— START Information supplied —
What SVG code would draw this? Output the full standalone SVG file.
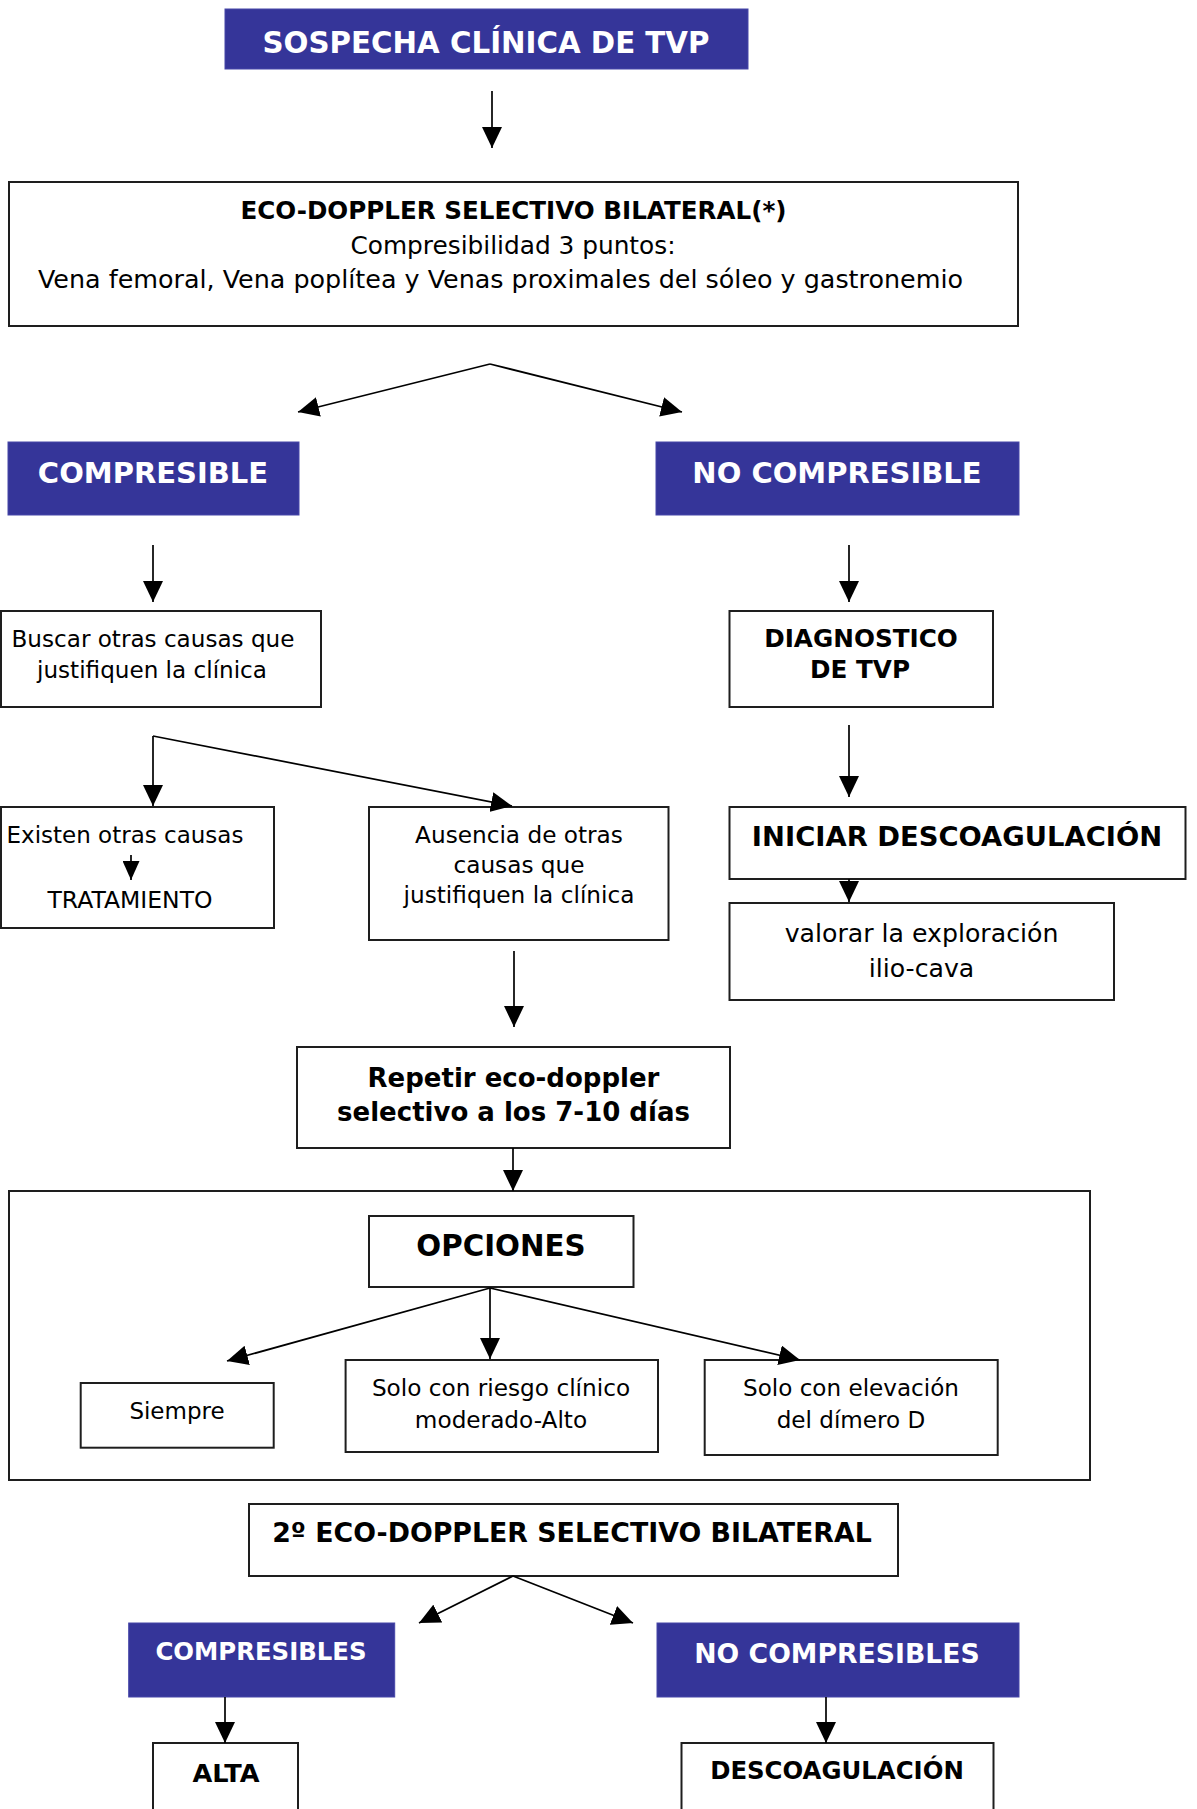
<svg xmlns="http://www.w3.org/2000/svg" width="1197" height="1809" viewBox="0 0 1197 1809">
<style>
.box{fill:#fff;stroke:#1e1e1e;stroke-width:2}
.frame{fill:none;stroke:#1e1e1e;stroke-width:2}
.blue{fill:#353599;stroke:#4646a8;stroke-width:1}
.t{font-family:"DejaVu Sans",Verdana,sans-serif;fill:#000;text-anchor:middle}
.b{font-weight:bold}
.w{fill:#fff}
.c{fill:none;stroke:#000;stroke-width:1.7}
</style>
<defs>
<marker id="ah" markerUnits="userSpaceOnUse" markerWidth="21" markerHeight="20" refX="21" refY="10" orient="auto">
<path d="M0,0 L21,10 L0,20 z" fill="#000"/>
</marker>
<marker id="ahs" markerUnits="userSpaceOnUse" markerWidth="19" markerHeight="17" refX="19" refY="8.5" orient="auto">
<path d="M0,0 L19,8.5 L0,17 z" fill="#000"/>
</marker>
</defs>
<rect width="1197" height="1809" fill="#fff"/>

<g id="sospecha">
<rect class="blue" x="225" y="9" width="523" height="60"/>
<text class="t b w" x="486" y="52.5" font-size="29.3">SOSPECHA CLÍNICA DE TVP</text>
</g>

<g id="ecodoppler">
<rect class="box" x="9" y="182" width="1009" height="144"/>
<text class="t b" x="513.5" y="219" font-size="24.6">ECO-DOPPLER SELECTIVO BILATERAL(*)</text>
<text class="t" x="513" y="254" font-size="24.8">Compresibilidad 3 puntos:</text>
<text class="t" x="500.5" y="288" font-size="25.4">Vena femoral, Vena poplítea y Venas proximales del sóleo y gastronemio</text>
</g>

<g id="compresible">
<rect class="blue" x="8" y="442" width="291" height="73"/>
<text class="t b w" x="153" y="483" font-size="29">COMPRESIBLE</text>
</g>

<g id="nocompresible">
<rect class="blue" x="656" y="442" width="363" height="73"/>
<text class="t b w" x="837" y="483" font-size="29">NO COMPRESIBLE</text>
</g>

<g id="buscar">
<rect class="box" x="1" y="611" width="320" height="96"/>
<text class="t" x="153" y="647" font-size="23.1">Buscar otras causas que</text>
<text class="t" x="152" y="678" font-size="23.1">justifiquen la clínica</text>
</g>

<g id="diagnostico">
<rect class="box" x="729.5" y="611" width="263.5" height="96"/>
<text class="t b" x="861" y="647" font-size="24.7">DIAGNOSTICO</text>
<text class="t b" x="860" y="678" font-size="24.7">DE TVP</text>
</g>

<g id="existen">
<rect class="box" x="1" y="807" width="273" height="121"/>
<text class="t" x="125" y="843" font-size="23">Existen otras causas</text>
<text class="t" x="130" y="908" font-size="23.5">TRATAMIENTO</text>
</g>

<g id="ausencia">
<rect class="box" x="369" y="807" width="299.5" height="133"/>
<text class="t" x="519" y="843" font-size="23.2">Ausencia de otras</text>
<text class="t" x="519" y="873" font-size="23.2">causas que</text>
<text class="t" x="519" y="903" font-size="23.2">justifiquen la clínica</text>
</g>

<g id="iniciar">
<rect class="box" x="729.5" y="807" width="456" height="72"/>
<text class="t b" x="957" y="846" font-size="27.4">INICIAR DESCOAGULACIÓN</text>
</g>

<g id="valorar">
<rect class="box" x="729.5" y="903" width="384.5" height="97"/>
<text class="t" x="921.5" y="942" font-size="25.2">valorar la exploración</text>
<text class="t" x="921.5" y="977" font-size="25.2">ilio-cava</text>
</g>

<g id="repetir">
<rect class="box" x="297" y="1047" width="433" height="101"/>
<text class="t b" x="513.5" y="1087" font-size="26">Repetir eco-doppler</text>
<text class="t b" x="513.5" y="1121" font-size="26">selectivo a los 7-10 días</text>
</g>

<g id="opciones-container">
<rect class="frame" x="9" y="1191" width="1081" height="289"/>
</g>

<g id="opciones">
<rect class="box" x="369" y="1216" width="264.5" height="71"/>
<text class="t b" x="501" y="1256" font-size="29.3">OPCIONES</text>
</g>

<g id="siempre">
<rect class="box" x="80.7" y="1383" width="193" height="64.7"/>
<text class="t" x="177" y="1419" font-size="23">Siempre</text>
</g>

<g id="riesgo">
<rect class="box" x="345.6" y="1360" width="312.4" height="92"/>
<text class="t" x="501" y="1396" font-size="23.2">Solo con riesgo clínico</text>
<text class="t" x="501" y="1428" font-size="23.2">moderado-Alto</text>
</g>

<g id="dimero">
<rect class="box" x="704.7" y="1360" width="293" height="95"/>
<text class="t" x="851" y="1396" font-size="23.1">Solo con elevación</text>
<text class="t" x="851" y="1428" font-size="23.1">del dímero D</text>
</g>

<g id="ecodoppler2">
<rect class="box" x="249" y="1504" width="649" height="72"/>
<text class="t b" x="572" y="1542" font-size="26.8">2º ECO-DOPPLER SELECTIVO BILATERAL</text>
</g>

<g id="compresibles">
<rect class="blue" x="128.7" y="1623" width="266" height="74"/>
<text class="t b w" x="261" y="1660" font-size="24.4">COMPRESIBLES</text>
</g>

<g id="nocompresibles">
<rect class="blue" x="657" y="1623" width="362" height="74"/>
<text class="t b w" x="837" y="1663" font-size="26.7">NO COMPRESIBLES</text>
</g>

<g id="alta">
<rect class="box" x="153" y="1743" width="145" height="80"/>
<text class="t b" x="226" y="1782" font-size="25.6">ALTA</text>
</g>

<g id="descoagulacion">
<rect class="box" x="681.5" y="1743" width="312" height="80"/>
<text class="t b" x="837" y="1779" font-size="24.4">DESCOAGULACIÓN</text>
</g>

<g id="connectors">
<path class="c" marker-end="url(#ah)" d="M492,91 L492,148"/>
<path class="c" marker-end="url(#ah)" d="M490,364 L298,412"/>
<path class="c" marker-end="url(#ah)" d="M490,364 L682,412"/>
<path class="c" marker-end="url(#ah)" d="M153,545 L153,602"/>
<path class="c" marker-end="url(#ah)" d="M849,545 L849,602"/>
<path class="c" marker-end="url(#ah)" d="M153,736 L153,806"/>
<path class="c" marker-end="url(#ah)" d="M153,736 L512,806"/>
<path class="c" marker-end="url(#ah)" d="M849,725 L849,797"/>
<path class="c" marker-end="url(#ah)" d="M849,879 L849,902"/>
<path class="c" marker-end="url(#ahs)" d="M131,855 L131,880"/>
<path class="c" marker-end="url(#ah)" d="M514,951 L514,1027"/>
<path class="c" marker-end="url(#ah)" d="M513,1148 L513,1191"/>
<path class="c" marker-end="url(#ah)" d="M490,1288 L227,1361"/>
<path class="c" marker-end="url(#ah)" d="M490,1288 L490,1359"/>
<path class="c" marker-end="url(#ah)" d="M490,1288 L800,1360"/>
<path class="c" marker-end="url(#ah)" d="M513,1576 L419,1623"/>
<path class="c" marker-end="url(#ah)" d="M513,1576 L633,1623"/>
<path class="c" marker-end="url(#ah)" d="M225,1697 L225,1743"/>
<path class="c" marker-end="url(#ah)" d="M826,1697 L826,1743"/>
</g>
</svg>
— END Information supplied —
- [Aim of the task] Without the pictures, retype the whole of the material above exactly.

- [Correct response]
What SVG code would draw this? Output the full standalone SVG file.
<svg xmlns="http://www.w3.org/2000/svg" width="1197" height="1809" viewBox="0 0 1197 1809">
<style>
.box{fill:#fff;stroke:#1e1e1e;stroke-width:2}
.frame{fill:none;stroke:#1e1e1e;stroke-width:2}
.blue{fill:#353599;stroke:#4646a8;stroke-width:1}
.t{font-family:"DejaVu Sans",Verdana,sans-serif;fill:#000;text-anchor:middle}
.b{font-weight:bold}
.w{fill:#fff}
.c{fill:none;stroke:#000;stroke-width:1.7}
</style>
<defs>
<marker id="ah" markerUnits="userSpaceOnUse" markerWidth="21" markerHeight="20" refX="21" refY="10" orient="auto">
<path d="M0,0 L21,10 L0,20 z" fill="#000"/>
</marker>
<marker id="ahs" markerUnits="userSpaceOnUse" markerWidth="19" markerHeight="17" refX="19" refY="8.5" orient="auto">
<path d="M0,0 L19,8.5 L0,17 z" fill="#000"/>
</marker>
</defs>
<rect width="1197" height="1809" fill="#fff"/>

<g id="sospecha">
<rect class="blue" x="225" y="9" width="523" height="60"/>
<text class="t b w" x="486" y="52.5" font-size="29.3">SOSPECHA CLÍNICA DE TVP</text>
</g>

<g id="ecodoppler">
<rect class="box" x="9" y="182" width="1009" height="144"/>
<text class="t b" x="513.5" y="219" font-size="24.6">ECO-DOPPLER SELECTIVO BILATERAL(*)</text>
<text class="t" x="513" y="254" font-size="24.8">Compresibilidad 3 puntos:</text>
<text class="t" x="500.5" y="288" font-size="25.4">Vena femoral, Vena poplítea y Venas proximales del sóleo y gastronemio</text>
</g>

<g id="compresible">
<rect class="blue" x="8" y="442" width="291" height="73"/>
<text class="t b w" x="153" y="483" font-size="29">COMPRESIBLE</text>
</g>

<g id="nocompresible">
<rect class="blue" x="656" y="442" width="363" height="73"/>
<text class="t b w" x="837" y="483" font-size="29">NO COMPRESIBLE</text>
</g>

<g id="buscar">
<rect class="box" x="1" y="611" width="320" height="96"/>
<text class="t" x="153" y="647" font-size="23.1">Buscar otras causas que</text>
<text class="t" x="152" y="678" font-size="23.1">justifiquen la clínica</text>
</g>

<g id="diagnostico">
<rect class="box" x="729.5" y="611" width="263.5" height="96"/>
<text class="t b" x="861" y="647" font-size="24.7">DIAGNOSTICO</text>
<text class="t b" x="860" y="678" font-size="24.7">DE TVP</text>
</g>

<g id="existen">
<rect class="box" x="1" y="807" width="273" height="121"/>
<text class="t" x="125" y="843" font-size="23">Existen otras causas</text>
<text class="t" x="130" y="908" font-size="23.5">TRATAMIENTO</text>
</g>

<g id="ausencia">
<rect class="box" x="369" y="807" width="299.5" height="133"/>
<text class="t" x="519" y="843" font-size="23.2">Ausencia de otras</text>
<text class="t" x="519" y="873" font-size="23.2">causas que</text>
<text class="t" x="519" y="903" font-size="23.2">justifiquen la clínica</text>
</g>

<g id="iniciar">
<rect class="box" x="729.5" y="807" width="456" height="72"/>
<text class="t b" x="957" y="846" font-size="27.4">INICIAR DESCOAGULACIÓN</text>
</g>

<g id="valorar">
<rect class="box" x="729.5" y="903" width="384.5" height="97"/>
<text class="t" x="921.5" y="942" font-size="25.2">valorar la exploración</text>
<text class="t" x="921.5" y="977" font-size="25.2">ilio-cava</text>
</g>

<g id="repetir">
<rect class="box" x="297" y="1047" width="433" height="101"/>
<text class="t b" x="513.5" y="1087" font-size="26">Repetir eco-doppler</text>
<text class="t b" x="513.5" y="1121" font-size="26">selectivo a los 7-10 días</text>
</g>

<g id="opciones-container">
<rect class="frame" x="9" y="1191" width="1081" height="289"/>
</g>

<g id="opciones">
<rect class="box" x="369" y="1216" width="264.5" height="71"/>
<text class="t b" x="501" y="1256" font-size="29.3">OPCIONES</text>
</g>

<g id="siempre">
<rect class="box" x="80.7" y="1383" width="193" height="64.7"/>
<text class="t" x="177" y="1419" font-size="23">Siempre</text>
</g>

<g id="riesgo">
<rect class="box" x="345.6" y="1360" width="312.4" height="92"/>
<text class="t" x="501" y="1396" font-size="23.2">Solo con riesgo clínico</text>
<text class="t" x="501" y="1428" font-size="23.2">moderado-Alto</text>
</g>

<g id="dimero">
<rect class="box" x="704.7" y="1360" width="293" height="95"/>
<text class="t" x="851" y="1396" font-size="23.1">Solo con elevación</text>
<text class="t" x="851" y="1428" font-size="23.1">del dímero D</text>
</g>

<g id="ecodoppler2">
<rect class="box" x="249" y="1504" width="649" height="72"/>
<text class="t b" x="572" y="1542" font-size="26.8">2º ECO-DOPPLER SELECTIVO BILATERAL</text>
</g>

<g id="compresibles">
<rect class="blue" x="128.7" y="1623" width="266" height="74"/>
<text class="t b w" x="261" y="1660" font-size="24.4">COMPRESIBLES</text>
</g>

<g id="nocompresibles">
<rect class="blue" x="657" y="1623" width="362" height="74"/>
<text class="t b w" x="837" y="1663" font-size="26.7">NO COMPRESIBLES</text>
</g>

<g id="alta">
<rect class="box" x="153" y="1743" width="145" height="80"/>
<text class="t b" x="226" y="1782" font-size="25.6">ALTA</text>
</g>

<g id="descoagulacion">
<rect class="box" x="681.5" y="1743" width="312" height="80"/>
<text class="t b" x="837" y="1779" font-size="24.4">DESCOAGULACIÓN</text>
</g>

<g id="connectors">
<path class="c" marker-end="url(#ah)" d="M492,91 L492,148"/>
<path class="c" marker-end="url(#ah)" d="M490,364 L298,412"/>
<path class="c" marker-end="url(#ah)" d="M490,364 L682,412"/>
<path class="c" marker-end="url(#ah)" d="M153,545 L153,602"/>
<path class="c" marker-end="url(#ah)" d="M849,545 L849,602"/>
<path class="c" marker-end="url(#ah)" d="M153,736 L153,806"/>
<path class="c" marker-end="url(#ah)" d="M153,736 L512,806"/>
<path class="c" marker-end="url(#ah)" d="M849,725 L849,797"/>
<path class="c" marker-end="url(#ah)" d="M849,879 L849,902"/>
<path class="c" marker-end="url(#ahs)" d="M131,855 L131,880"/>
<path class="c" marker-end="url(#ah)" d="M514,951 L514,1027"/>
<path class="c" marker-end="url(#ah)" d="M513,1148 L513,1191"/>
<path class="c" marker-end="url(#ah)" d="M490,1288 L227,1361"/>
<path class="c" marker-end="url(#ah)" d="M490,1288 L490,1359"/>
<path class="c" marker-end="url(#ah)" d="M490,1288 L800,1360"/>
<path class="c" marker-end="url(#ah)" d="M513,1576 L419,1623"/>
<path class="c" marker-end="url(#ah)" d="M513,1576 L633,1623"/>
<path class="c" marker-end="url(#ah)" d="M225,1697 L225,1743"/>
<path class="c" marker-end="url(#ah)" d="M826,1697 L826,1743"/>
</g>
</svg>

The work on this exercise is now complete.